An irony attended the two burials. Kalam’s funeral was stately, suitably somber, but lacking in spontaneity. A spontaneous, emotional crowd, about 15,000 strong, thronged Mumbai’s Bada Qabristan. This, despite TV channels blacking out the event – under official instruction. In the popularity stakes, Memon would win by many lengths. Does this imply that Indian Muslims stand four squares behind terrorists? A resounding no. They are with Memon because they do not have an iota of faith in the criminal justice system when it concerns Muslims. Sad, but true.

The establishment, on the other hand, was bringing out in bold relief the image of its most acceptable Indian Muslim distinct from the Saiyyid, Pathan, Sheikh, stereotypes.

Prime Minister Narendra Modi, in his very first speech in Parliament in May 2014, blamed India’s backwardness on 1,200 years of “ghulami”, which means slavery or serfdom. In one sentence Modi, had dismissed the entire Muslim period in India as “alien” and repressive.
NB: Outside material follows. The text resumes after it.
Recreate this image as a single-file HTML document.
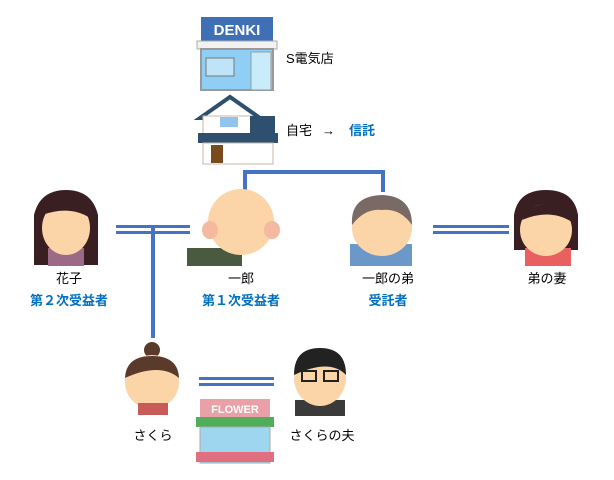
<!DOCTYPE html>
<html><head><meta charset="utf-8"><style>
html,body{margin:0;padding:0;background:#fff;}
svg{display:block}
text{font-family:"Liberation Sans","Noto Sans CJK JP",sans-serif;font-size:13px;}
.b{fill:#0070c0;font-weight:bold}
</style></head><body>
<svg width="614" height="480" viewBox="0 0 614 480">
<!-- shop -->
<rect x="201" y="17" width="72" height="24" fill="#3f6fb5"/>
<text x="237" y="35" text-anchor="middle" fill="#fff" font-weight="bold" style="font-size:15px">DENKI</text>
<rect x="197" y="41" width="80" height="8" fill="#f2f2f2" stroke="#aaa"/>
<rect x="201" y="49" width="72" height="41" fill="#8fcff5" stroke="#999" stroke-width="2"/>
<rect x="251" y="52" width="20" height="38" fill="#c9ecfb" stroke="#999"/>
<rect x="206" y="58" width="28" height="18" fill="#bfe4f7" stroke="#777"/>
<text x="286" y="63">S電気店</text>
<!-- house -->
<polygon points="200,118 230,97 260,118" fill="#fff" stroke="#2f4f6f" stroke-width="4"/>
<rect x="203" y="116" width="50" height="20" fill="#fff" stroke="#c8b8a8"/>
<rect x="250" y="116" width="25" height="20" fill="#2f4f6f"/>
<rect x="198" y="133" width="80" height="10" fill="#2f4f6f"/>
<rect x="203" y="143" width="70" height="21" fill="#fff" stroke="#c8b8a8"/>
<rect x="211" y="145" width="12" height="18" fill="#7a4a1f"/>
<rect x="220" y="117" width="18" height="10" fill="#8fc4ee"/>
<text x="286" y="135">自宅</text>
<text x="322" y="135">→</text>
<text x="349" y="135" class="b">信託</text>
<!-- lines -->
<g fill="#4472c4">
<rect x="243" y="170" width="4" height="22"/><rect x="243" y="170" width="142" height="4"/><rect x="381" y="170" width="4" height="22"/>
<rect x="116" y="225" width="74" height="3"/><rect x="116" y="231" width="74" height="3"/>
<rect x="151" y="228" width="4" height="110"/>
<rect x="433" y="225" width="76" height="3"/><rect x="433" y="231" width="76" height="3"/>
<rect x="199" y="377" width="75" height="3"/><rect x="199" y="383" width="75" height="3"/>
</g>
<!-- faces -->
<g>
<path d="M34,265 L34,215 Q40,190 66,190 Q92,190 98,215 L98,265 Z" fill="#3a1f22"/>
<rect x="48" y="248" width="36" height="18" fill="#9b6a85"/>
<ellipse cx="66" cy="228" rx="24" ry="27" fill="#fbd4a8"/>
<path d="M42,215 Q50,195 80,202 Q88,208 90,218 Q70,205 42,215Z" fill="#3a1f22"/>
<rect x="187" y="248" width="55" height="18" fill="#4a5a40"/>
<ellipse cx="241" cy="222" rx="33" ry="33" fill="#fbd4a8"/>
<ellipse cx="210" cy="230" rx="8" ry="9" fill="#f5b8a0"/>
<ellipse cx="272" cy="230" rx="8" ry="9" fill="#f5b8a0"/>
<rect x="350" y="244" width="62" height="22" fill="#6a98c8"/>
<ellipse cx="382" cy="228" rx="30" ry="28" fill="#fbd4a8"/>
<path d="M352,225 Q350,196 382,195 Q412,196 412,225 Q400,208 382,210 Q365,208 352,225Z" fill="#7a6a66"/>
<path d="M514,250 L514,215 Q518,190 546,190 Q574,190 578,215 L578,250Z" fill="#3a1f22"/>
<rect x="525" y="248" width="46" height="18" fill="#e86060"/>
<ellipse cx="546" cy="230" rx="26" ry="26" fill="#fbd4a8"/>
<path d="M522,220 Q530,198 570,205 Q575,212 572,222 Q550,208 522,220Z" fill="#3a1f22"/>
<circle cx="152" cy="350" r="8" fill="#5a3a2a"/>
<ellipse cx="152" cy="382" rx="27" ry="27" fill="#fbd4a8"/>
<path d="M125,378 Q126,356 152,356 Q178,356 179,378 Q160,362 125,378Z" fill="#5a3a2a"/>
<rect x="138" y="403" width="30" height="12" fill="#c85a5a"/>
<rect x="295" y="400" width="50" height="16" fill="#3a3a3a"/>
<ellipse cx="320" cy="378" rx="26" ry="28" fill="#fbd4a8"/>
<path d="M294,375 Q294,348 320,348 Q346,348 346,375 Q330,358 294,375Z" fill="#222"/>
<rect x="302" y="371" width="14" height="10" fill="none" stroke="#222" stroke-width="2"/>
<rect x="324" y="371" width="14" height="10" fill="none" stroke="#222" stroke-width="2"/>
<rect x="200" y="399" width="70" height="18" fill="#e9a0a6"/>
<text x="235" y="413" text-anchor="middle" fill="#fff" font-weight="bold" style="font-size:11px">FLOWER</text>
<rect x="196" y="417" width="78" height="10" fill="#4fae5a"/>
<rect x="200" y="427" width="70" height="36" fill="#9fd6ef" stroke="#aaa"/>
<rect x="196" y="452" width="78" height="10" fill="#e07080"/>
</g>
<g text-anchor="middle">
<text x="69" y="283">花子</text><text x="69" y="305" class="b">第２次受益者</text>
<text x="241" y="283">一郎</text><text x="241" y="305" class="b">第１次受益者</text>
<text x="388" y="283">一郎の弟</text><text x="388" y="305" class="b">受託者</text>
<text x="547" y="283">弟の妻</text>
<text x="153" y="440">さくら</text>
<text x="322" y="440">さくらの夫</text>
</g>
</svg>
</body></html>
In Modi’s framework, Aurangzeb, for example, falls in the category of foreigners. Renaming of Aurangzeb Road to Abdul Kalam Road is in that sequence.

It would have been comforting to imagine that Nadeswaram player Sheikh Chinna Maulana Sahib, great Kathakali singer Kalamandalam Hyderali, music director Allah Rakha Rahman would, like Kalam, be acceptable to the likes of Modi. They were converts who retained “Hindu” culture. But this morning’s newspaper upsets even this thought. Kerala’s powerful Mathrubhumi newspaper was persuaded by Hindutva groups to discontinue M.M. Basheer’s series on Ramayan. Abuses were heaped on the editor as well as Basheer. The argument was that a Muslim cannot understand Rama’s Godliness.

Let us, in the meanwhile, gauge the extraordinarily large crowd from Memon’s house in Mahim to the Bada Qabristan. Was it a ringing vote of no confidence in the Indian state’s communal partiality? The crowd had been requested by Memon’s family not to raise slogans. This request was heeded. Why did Muslims turn up in such large numbers for the burial, despite the government’s ‘gag order” on the media?

The BJP leader and governor of Tripura, Tathagata Roy tweeted. “Intelligence agencies should keep a tab on all who attended Yakub Memon’s corpse. Many are potential terrorists.”

A more sensitive response, appeared in writer Aakar Patel’s column in Outlook magazine. The crowds had not come to protest. “They had come to sympathise because they too were victims.” This is not part of the routine Muslim narrative of victimhood. This is specific to the sequence of events beginning with the demolition of Babari Masjid on December 6, 1992. These led to Mumbai riots of January-February 1993 which provoked the Mumbai blasts of March 12, 1993.

It is official policy to deny linkages between the three incidents. But Justice B.N. Srikrishna in his Judicial Inquiry Commission into the Mumbai riots had concluded:
“One common link between the riots of December 1992 and January 1993 and the bomb blasts of 12 March 1993, are that the former have been a causative factor for the latter. There does appear to be a cause and effect relationship between the two riots and the serial bomb blasts.” Also, why did successive governments in Maharashtra not have the courage to name politicians the report heaps all the blame on?